- PROMPT -
In the entries below, repeat only the lines between those holding "Generate a LaTeX" and "anchor=north] (tteam) at", inclusive. Leave pictures out.

- Figure scripts -

□ □ □

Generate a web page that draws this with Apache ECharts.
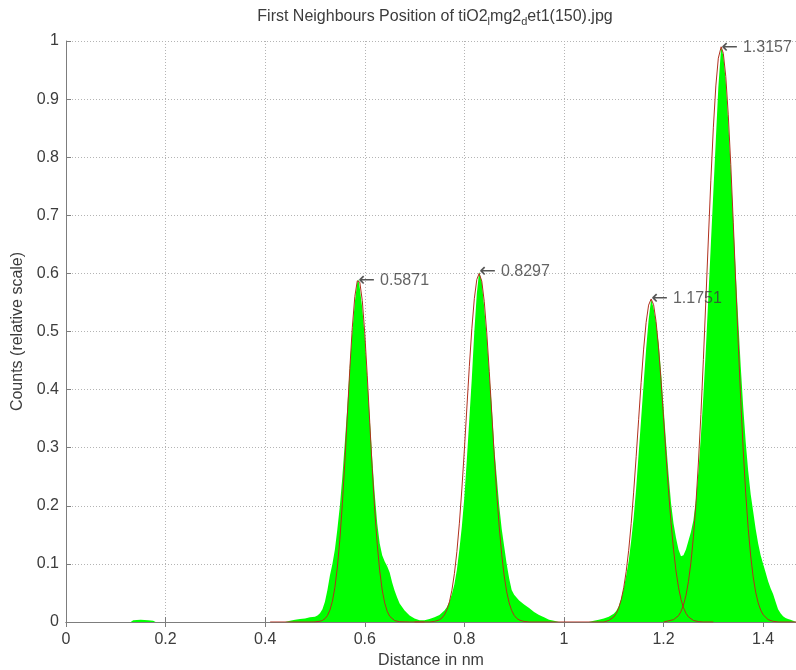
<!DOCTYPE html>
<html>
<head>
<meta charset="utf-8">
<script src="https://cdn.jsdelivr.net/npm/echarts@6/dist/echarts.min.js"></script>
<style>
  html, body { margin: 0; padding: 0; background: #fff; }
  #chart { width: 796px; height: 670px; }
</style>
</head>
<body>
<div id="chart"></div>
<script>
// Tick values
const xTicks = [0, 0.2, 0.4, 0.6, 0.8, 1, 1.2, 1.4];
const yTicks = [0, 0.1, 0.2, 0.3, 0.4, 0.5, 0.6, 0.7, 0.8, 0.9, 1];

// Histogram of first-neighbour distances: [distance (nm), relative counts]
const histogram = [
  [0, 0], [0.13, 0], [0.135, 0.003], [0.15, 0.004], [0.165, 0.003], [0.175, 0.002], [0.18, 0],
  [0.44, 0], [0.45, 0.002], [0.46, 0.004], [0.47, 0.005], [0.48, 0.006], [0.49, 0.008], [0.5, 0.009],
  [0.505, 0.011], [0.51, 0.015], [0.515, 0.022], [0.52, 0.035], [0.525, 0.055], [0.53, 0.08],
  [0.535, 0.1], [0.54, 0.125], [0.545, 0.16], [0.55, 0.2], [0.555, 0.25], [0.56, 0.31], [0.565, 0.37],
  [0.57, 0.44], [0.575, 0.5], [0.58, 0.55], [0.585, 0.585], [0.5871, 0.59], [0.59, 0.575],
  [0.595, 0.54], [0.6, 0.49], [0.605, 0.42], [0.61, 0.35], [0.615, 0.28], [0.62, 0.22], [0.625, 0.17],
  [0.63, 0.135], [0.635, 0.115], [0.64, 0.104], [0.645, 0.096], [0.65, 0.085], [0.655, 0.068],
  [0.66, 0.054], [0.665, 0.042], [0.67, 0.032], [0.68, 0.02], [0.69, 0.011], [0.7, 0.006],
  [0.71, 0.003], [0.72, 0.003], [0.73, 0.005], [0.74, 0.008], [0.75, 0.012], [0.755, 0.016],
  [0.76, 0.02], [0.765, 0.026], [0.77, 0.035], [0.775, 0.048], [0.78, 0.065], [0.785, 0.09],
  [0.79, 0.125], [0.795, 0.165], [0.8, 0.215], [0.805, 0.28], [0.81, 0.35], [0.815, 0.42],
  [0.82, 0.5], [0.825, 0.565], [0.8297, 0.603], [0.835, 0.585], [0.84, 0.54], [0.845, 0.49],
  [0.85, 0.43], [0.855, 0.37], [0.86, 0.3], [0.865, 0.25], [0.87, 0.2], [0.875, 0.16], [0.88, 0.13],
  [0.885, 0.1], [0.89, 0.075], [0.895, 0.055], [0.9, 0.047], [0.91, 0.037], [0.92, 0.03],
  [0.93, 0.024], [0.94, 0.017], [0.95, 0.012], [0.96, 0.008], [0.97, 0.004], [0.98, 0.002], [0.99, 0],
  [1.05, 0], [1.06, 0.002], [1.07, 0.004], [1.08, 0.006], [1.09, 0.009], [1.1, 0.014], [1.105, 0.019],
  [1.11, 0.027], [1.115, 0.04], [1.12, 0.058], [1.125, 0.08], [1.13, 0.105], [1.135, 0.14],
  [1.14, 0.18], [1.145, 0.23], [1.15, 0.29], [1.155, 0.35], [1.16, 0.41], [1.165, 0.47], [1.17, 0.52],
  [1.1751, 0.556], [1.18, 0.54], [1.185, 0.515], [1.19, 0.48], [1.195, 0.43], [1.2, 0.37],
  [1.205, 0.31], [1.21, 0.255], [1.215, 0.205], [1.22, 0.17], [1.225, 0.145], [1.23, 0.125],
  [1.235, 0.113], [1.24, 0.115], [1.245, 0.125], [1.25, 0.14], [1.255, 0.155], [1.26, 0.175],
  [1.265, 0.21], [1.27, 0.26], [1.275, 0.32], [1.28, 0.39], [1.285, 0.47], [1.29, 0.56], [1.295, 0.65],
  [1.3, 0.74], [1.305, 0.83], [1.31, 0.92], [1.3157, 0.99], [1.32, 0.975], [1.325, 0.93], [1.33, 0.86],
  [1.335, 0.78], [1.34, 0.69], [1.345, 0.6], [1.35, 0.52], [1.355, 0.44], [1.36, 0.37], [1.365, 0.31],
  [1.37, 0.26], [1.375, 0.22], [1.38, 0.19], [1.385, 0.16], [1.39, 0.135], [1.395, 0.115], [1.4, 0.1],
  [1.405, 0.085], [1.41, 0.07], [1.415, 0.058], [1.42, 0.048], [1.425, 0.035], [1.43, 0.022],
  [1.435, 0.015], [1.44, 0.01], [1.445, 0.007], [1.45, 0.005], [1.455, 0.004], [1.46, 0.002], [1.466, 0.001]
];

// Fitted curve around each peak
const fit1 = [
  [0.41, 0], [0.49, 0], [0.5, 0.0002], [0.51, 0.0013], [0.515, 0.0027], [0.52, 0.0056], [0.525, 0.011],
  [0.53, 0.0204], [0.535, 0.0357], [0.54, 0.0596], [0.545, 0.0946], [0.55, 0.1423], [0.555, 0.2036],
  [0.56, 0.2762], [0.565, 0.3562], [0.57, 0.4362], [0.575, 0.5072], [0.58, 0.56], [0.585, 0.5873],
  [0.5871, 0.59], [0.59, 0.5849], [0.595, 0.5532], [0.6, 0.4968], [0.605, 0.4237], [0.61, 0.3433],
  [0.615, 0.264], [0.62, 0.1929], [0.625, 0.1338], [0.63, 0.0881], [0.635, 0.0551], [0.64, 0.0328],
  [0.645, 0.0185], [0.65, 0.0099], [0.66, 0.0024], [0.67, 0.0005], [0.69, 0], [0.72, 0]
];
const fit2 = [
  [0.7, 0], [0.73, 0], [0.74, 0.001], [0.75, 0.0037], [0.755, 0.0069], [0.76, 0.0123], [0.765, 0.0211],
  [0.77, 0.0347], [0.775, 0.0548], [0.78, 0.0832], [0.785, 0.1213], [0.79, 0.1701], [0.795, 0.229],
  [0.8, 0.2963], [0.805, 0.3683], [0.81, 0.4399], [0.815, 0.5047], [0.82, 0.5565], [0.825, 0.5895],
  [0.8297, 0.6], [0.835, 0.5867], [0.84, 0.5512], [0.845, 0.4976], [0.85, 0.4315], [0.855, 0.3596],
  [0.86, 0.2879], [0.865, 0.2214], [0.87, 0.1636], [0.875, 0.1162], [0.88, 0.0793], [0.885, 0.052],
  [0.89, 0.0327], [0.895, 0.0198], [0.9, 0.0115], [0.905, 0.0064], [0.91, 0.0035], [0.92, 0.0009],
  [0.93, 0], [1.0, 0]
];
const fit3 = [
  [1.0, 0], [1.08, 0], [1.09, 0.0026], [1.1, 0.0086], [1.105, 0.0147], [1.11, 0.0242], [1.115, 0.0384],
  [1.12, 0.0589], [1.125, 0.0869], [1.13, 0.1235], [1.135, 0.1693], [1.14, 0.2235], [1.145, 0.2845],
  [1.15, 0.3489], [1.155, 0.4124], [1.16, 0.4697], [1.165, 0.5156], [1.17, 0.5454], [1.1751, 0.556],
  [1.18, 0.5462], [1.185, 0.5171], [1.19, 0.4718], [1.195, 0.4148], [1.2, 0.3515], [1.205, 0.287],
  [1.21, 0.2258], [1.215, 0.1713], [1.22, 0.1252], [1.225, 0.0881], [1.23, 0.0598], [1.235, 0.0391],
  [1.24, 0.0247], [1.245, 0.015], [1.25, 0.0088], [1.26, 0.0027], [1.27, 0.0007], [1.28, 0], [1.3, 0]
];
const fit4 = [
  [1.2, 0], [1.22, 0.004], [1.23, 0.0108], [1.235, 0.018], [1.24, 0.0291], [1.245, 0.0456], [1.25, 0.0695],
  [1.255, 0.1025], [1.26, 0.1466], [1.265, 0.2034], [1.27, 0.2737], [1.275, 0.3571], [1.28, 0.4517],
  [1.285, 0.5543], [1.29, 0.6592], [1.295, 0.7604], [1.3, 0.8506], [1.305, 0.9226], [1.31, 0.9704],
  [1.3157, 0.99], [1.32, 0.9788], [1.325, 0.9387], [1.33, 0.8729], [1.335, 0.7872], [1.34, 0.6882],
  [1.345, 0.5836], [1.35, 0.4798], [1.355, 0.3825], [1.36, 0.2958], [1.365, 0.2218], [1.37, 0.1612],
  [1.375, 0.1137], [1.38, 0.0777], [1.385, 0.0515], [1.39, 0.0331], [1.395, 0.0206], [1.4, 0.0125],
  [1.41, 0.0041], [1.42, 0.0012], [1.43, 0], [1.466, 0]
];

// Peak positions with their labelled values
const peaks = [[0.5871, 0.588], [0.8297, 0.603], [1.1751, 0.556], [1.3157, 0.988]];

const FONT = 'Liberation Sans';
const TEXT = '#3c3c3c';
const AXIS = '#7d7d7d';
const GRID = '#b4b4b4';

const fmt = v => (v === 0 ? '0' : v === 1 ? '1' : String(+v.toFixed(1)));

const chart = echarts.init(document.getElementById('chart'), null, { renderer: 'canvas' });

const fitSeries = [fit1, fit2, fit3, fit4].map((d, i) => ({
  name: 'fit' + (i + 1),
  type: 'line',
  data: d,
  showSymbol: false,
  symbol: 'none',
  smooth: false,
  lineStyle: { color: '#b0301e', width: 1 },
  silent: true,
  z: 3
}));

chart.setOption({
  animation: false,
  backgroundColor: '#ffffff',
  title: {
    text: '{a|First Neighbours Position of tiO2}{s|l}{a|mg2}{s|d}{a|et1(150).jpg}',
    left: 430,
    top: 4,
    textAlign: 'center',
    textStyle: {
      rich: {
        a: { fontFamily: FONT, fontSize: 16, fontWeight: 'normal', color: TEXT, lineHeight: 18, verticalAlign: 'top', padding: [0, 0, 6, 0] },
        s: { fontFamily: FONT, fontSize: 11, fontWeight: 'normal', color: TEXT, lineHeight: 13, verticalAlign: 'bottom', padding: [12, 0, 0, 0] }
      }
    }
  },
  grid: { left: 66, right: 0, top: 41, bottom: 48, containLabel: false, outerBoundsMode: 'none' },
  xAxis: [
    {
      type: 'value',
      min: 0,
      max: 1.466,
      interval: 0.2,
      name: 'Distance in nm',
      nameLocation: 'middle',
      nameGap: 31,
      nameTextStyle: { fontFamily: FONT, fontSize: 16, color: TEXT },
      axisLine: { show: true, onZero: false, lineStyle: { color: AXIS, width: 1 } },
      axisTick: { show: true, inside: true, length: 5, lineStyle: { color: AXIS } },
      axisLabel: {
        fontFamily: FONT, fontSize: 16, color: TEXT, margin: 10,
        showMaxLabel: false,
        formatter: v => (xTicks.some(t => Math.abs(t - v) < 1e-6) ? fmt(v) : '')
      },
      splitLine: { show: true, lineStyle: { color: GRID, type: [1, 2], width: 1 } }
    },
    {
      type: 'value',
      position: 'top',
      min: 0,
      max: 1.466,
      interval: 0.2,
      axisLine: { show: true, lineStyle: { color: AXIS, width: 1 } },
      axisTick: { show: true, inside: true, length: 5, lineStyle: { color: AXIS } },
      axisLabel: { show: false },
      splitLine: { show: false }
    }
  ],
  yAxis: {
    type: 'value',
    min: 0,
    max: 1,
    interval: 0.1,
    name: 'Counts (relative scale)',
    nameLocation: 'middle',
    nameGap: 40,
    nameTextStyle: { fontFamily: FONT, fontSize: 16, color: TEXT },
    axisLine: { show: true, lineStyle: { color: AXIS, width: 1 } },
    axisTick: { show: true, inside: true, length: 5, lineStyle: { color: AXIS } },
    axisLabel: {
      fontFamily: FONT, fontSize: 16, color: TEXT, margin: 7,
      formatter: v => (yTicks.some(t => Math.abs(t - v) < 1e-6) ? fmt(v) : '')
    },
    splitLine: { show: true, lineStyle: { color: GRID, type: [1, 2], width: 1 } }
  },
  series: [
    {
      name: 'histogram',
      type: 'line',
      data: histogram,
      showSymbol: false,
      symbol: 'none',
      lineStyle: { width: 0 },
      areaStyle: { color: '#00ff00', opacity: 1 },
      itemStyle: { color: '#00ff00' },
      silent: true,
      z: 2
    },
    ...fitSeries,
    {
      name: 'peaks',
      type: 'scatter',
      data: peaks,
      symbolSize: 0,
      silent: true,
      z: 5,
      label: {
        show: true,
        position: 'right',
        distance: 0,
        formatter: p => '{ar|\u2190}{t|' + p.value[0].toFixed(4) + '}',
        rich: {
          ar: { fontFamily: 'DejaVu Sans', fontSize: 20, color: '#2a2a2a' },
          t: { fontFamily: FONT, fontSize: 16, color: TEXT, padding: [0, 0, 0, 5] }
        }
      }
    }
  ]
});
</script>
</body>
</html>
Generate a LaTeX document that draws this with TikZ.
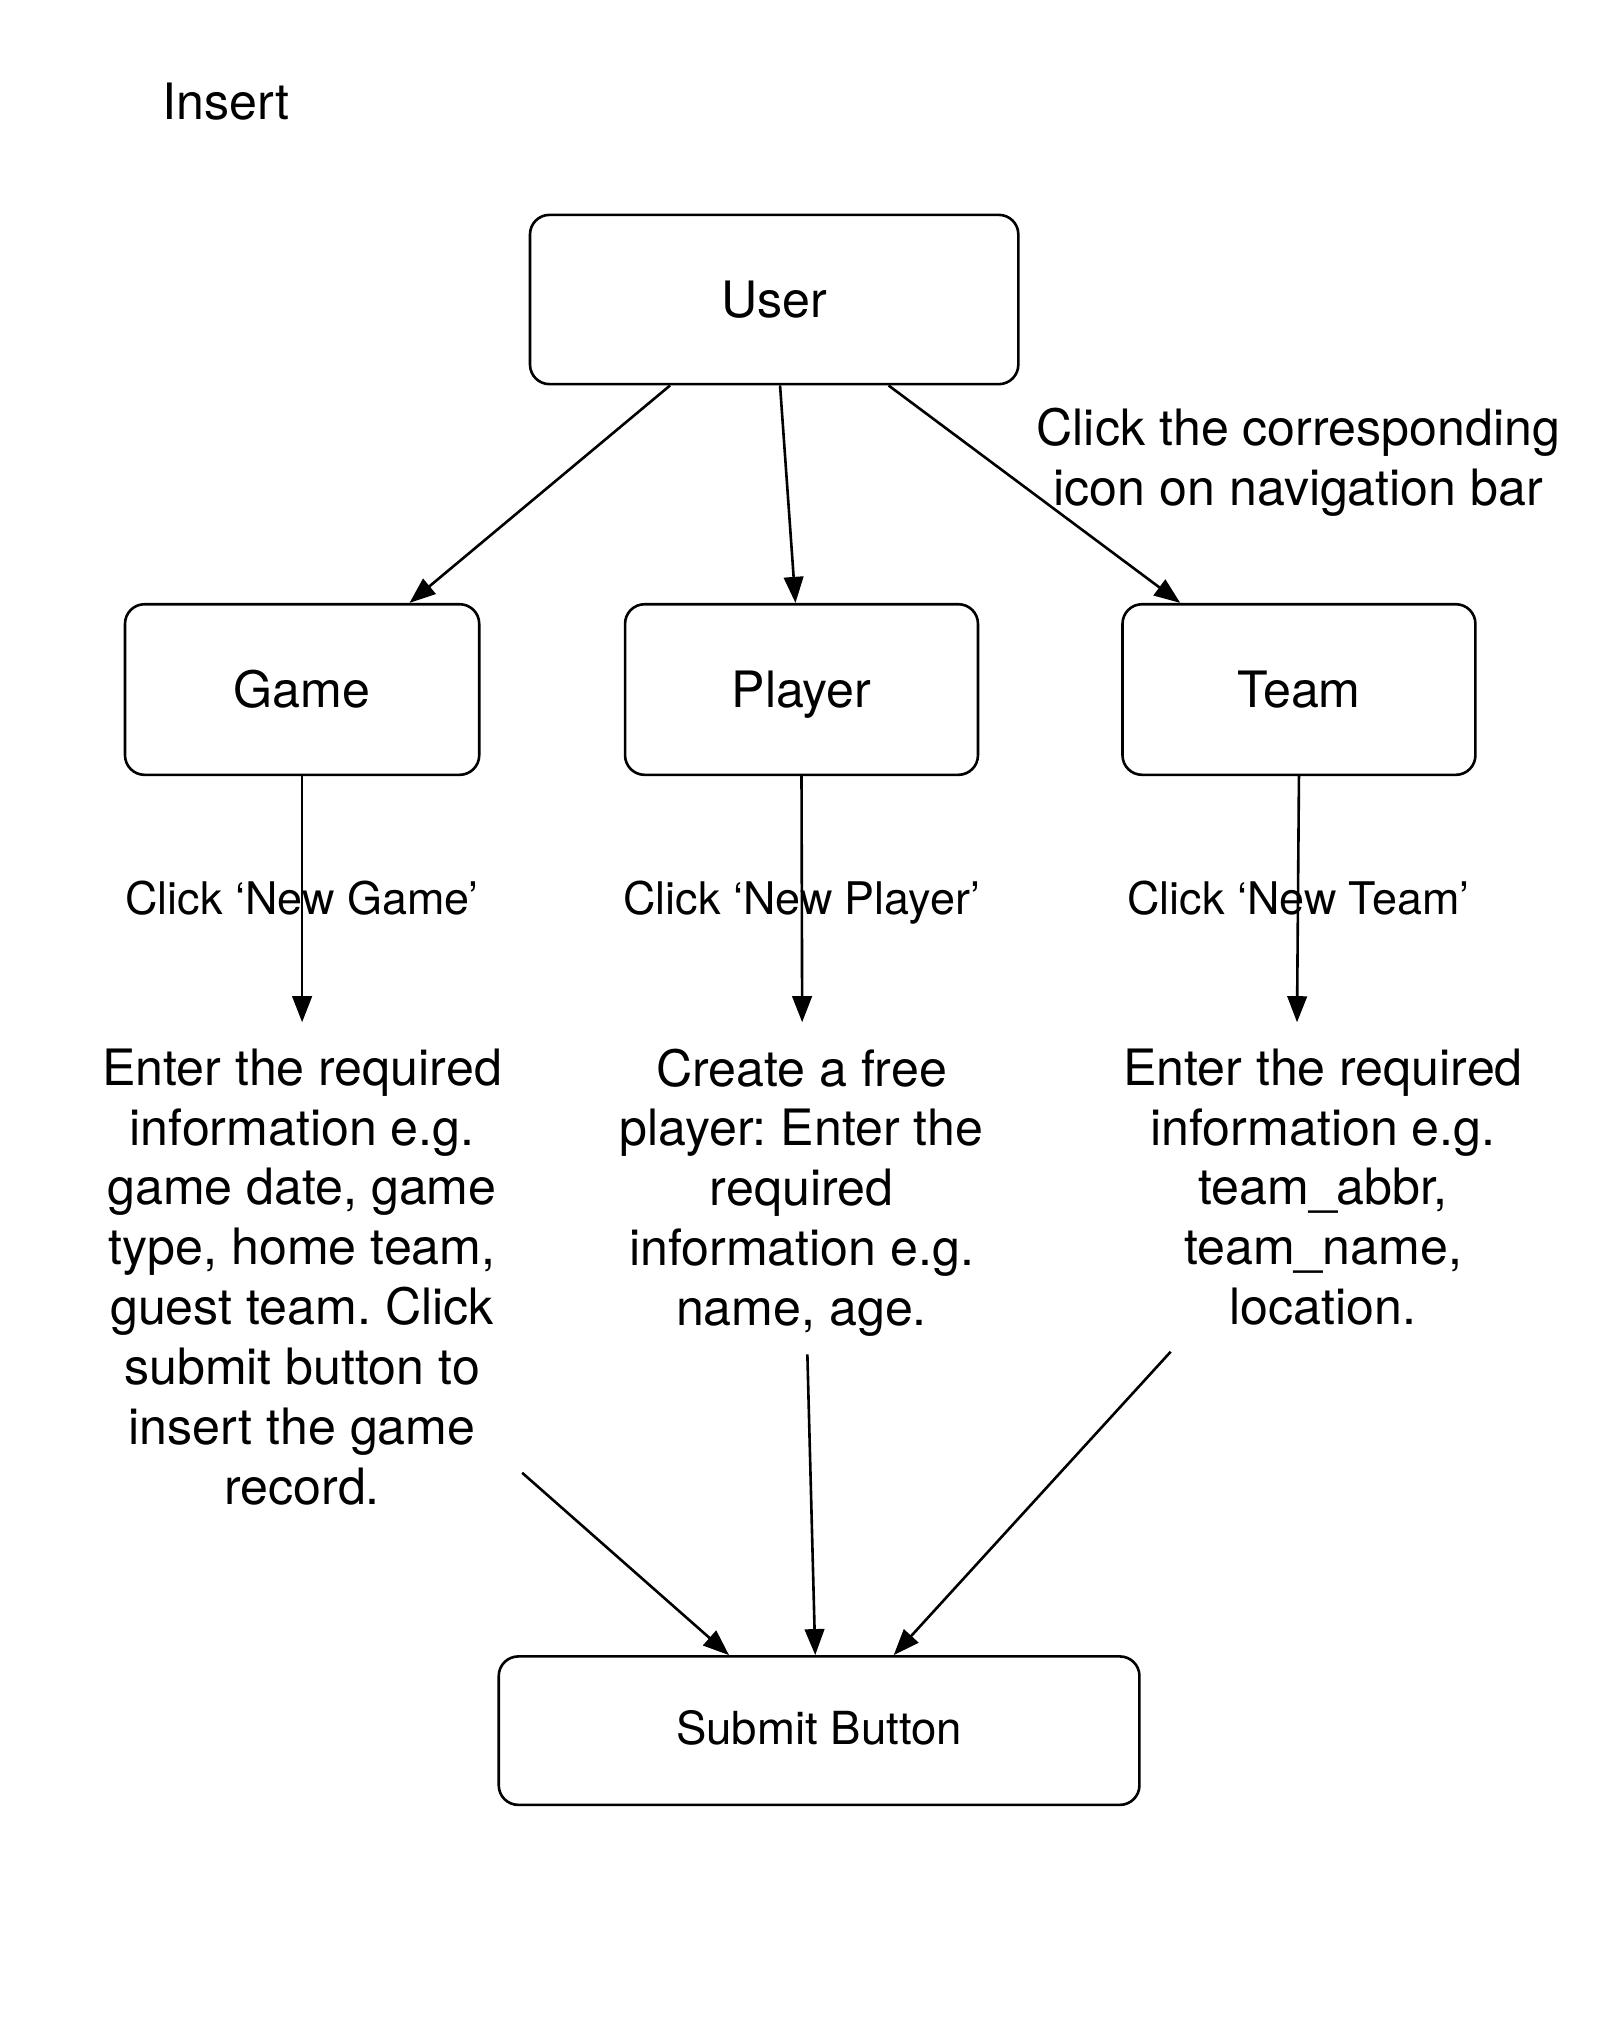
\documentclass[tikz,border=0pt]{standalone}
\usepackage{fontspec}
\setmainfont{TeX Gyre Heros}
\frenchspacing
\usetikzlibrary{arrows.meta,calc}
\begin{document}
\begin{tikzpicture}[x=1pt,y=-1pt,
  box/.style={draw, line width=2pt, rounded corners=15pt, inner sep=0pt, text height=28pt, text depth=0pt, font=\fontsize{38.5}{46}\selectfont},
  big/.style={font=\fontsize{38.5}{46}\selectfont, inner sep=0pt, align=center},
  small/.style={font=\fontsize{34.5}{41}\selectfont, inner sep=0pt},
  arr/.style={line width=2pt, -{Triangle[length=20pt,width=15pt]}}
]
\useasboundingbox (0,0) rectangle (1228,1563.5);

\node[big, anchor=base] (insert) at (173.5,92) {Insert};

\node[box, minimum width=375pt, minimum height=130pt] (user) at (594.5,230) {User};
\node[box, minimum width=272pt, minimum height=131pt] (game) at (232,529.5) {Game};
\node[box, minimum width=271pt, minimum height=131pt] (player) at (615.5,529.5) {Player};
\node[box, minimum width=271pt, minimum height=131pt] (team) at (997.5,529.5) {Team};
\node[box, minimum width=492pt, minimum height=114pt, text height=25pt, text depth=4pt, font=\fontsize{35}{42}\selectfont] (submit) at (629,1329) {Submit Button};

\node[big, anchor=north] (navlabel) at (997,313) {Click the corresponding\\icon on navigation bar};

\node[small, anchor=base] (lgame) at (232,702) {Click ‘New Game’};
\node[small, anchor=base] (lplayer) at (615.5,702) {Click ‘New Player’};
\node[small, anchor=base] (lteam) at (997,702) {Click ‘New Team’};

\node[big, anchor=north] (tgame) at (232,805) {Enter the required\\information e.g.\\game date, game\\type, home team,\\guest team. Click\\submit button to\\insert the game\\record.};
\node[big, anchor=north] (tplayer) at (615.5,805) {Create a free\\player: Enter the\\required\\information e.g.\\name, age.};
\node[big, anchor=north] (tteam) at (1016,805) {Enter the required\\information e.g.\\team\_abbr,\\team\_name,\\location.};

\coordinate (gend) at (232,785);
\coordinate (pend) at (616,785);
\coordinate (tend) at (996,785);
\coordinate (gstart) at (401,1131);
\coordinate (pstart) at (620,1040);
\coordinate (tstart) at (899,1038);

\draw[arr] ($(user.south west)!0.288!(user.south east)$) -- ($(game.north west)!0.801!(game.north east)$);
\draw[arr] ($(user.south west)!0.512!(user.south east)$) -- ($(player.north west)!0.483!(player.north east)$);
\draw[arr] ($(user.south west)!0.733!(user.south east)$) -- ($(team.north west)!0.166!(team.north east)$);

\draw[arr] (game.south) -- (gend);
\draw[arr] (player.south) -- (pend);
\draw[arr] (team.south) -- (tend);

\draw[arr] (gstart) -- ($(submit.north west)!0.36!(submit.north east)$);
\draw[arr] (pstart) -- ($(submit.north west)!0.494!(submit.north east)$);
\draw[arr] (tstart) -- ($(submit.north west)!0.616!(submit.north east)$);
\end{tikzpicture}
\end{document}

□ □ □

- SOLUTION TO THE EXERCISE -
Generate a LaTeX document that draws this with TikZ.
\documentclass[tikz,border=0pt]{standalone}
\usepackage{fontspec}
\setmainfont{TeX Gyre Heros}
\frenchspacing
\usetikzlibrary{arrows.meta,calc}
\begin{document}
\begin{tikzpicture}[x=1pt,y=-1pt,
  box/.style={draw, line width=2pt, rounded corners=15pt, inner sep=0pt, text height=28pt, text depth=0pt, font=\fontsize{38.5}{46}\selectfont},
  big/.style={font=\fontsize{38.5}{46}\selectfont, inner sep=0pt, align=center},
  small/.style={font=\fontsize{34.5}{41}\selectfont, inner sep=0pt},
  arr/.style={line width=2pt, -{Triangle[length=20pt,width=15pt]}}
]
\useasboundingbox (0,0) rectangle (1228,1563.5);

\node[big, anchor=base] (insert) at (173.5,92) {Insert};

\node[box, minimum width=375pt, minimum height=130pt] (user) at (594.5,230) {User};
\node[box, minimum width=272pt, minimum height=131pt] (game) at (232,529.5) {Game};
\node[box, minimum width=271pt, minimum height=131pt] (player) at (615.5,529.5) {Player};
\node[box, minimum width=271pt, minimum height=131pt] (team) at (997.5,529.5) {Team};
\node[box, minimum width=492pt, minimum height=114pt, text height=25pt, text depth=4pt, font=\fontsize{35}{42}\selectfont] (submit) at (629,1329) {Submit Button};

\node[big, anchor=north] (navlabel) at (997,313) {Click the corresponding\\icon on navigation bar};

\node[small, anchor=base] (lgame) at (232,702) {Click ‘New Game’};
\node[small, anchor=base] (lplayer) at (615.5,702) {Click ‘New Player’};
\node[small, anchor=base] (lteam) at (997,702) {Click ‘New Team’};

\node[big, anchor=north] (tgame) at (232,805) {Enter the required\\information e.g.\\game date, game\\type, home team,\\guest team. Click\\submit button to\\insert the game\\record.};
\node[big, anchor=north] (tplayer) at (615.5,805) {Create a free\\player: Enter the\\required\\information e.g.\\name, age.};
\node[big, anchor=north] (tteam) at (1016,805) {Enter the required\\information e.g.\\team\_abbr,\\team\_name,\\location.};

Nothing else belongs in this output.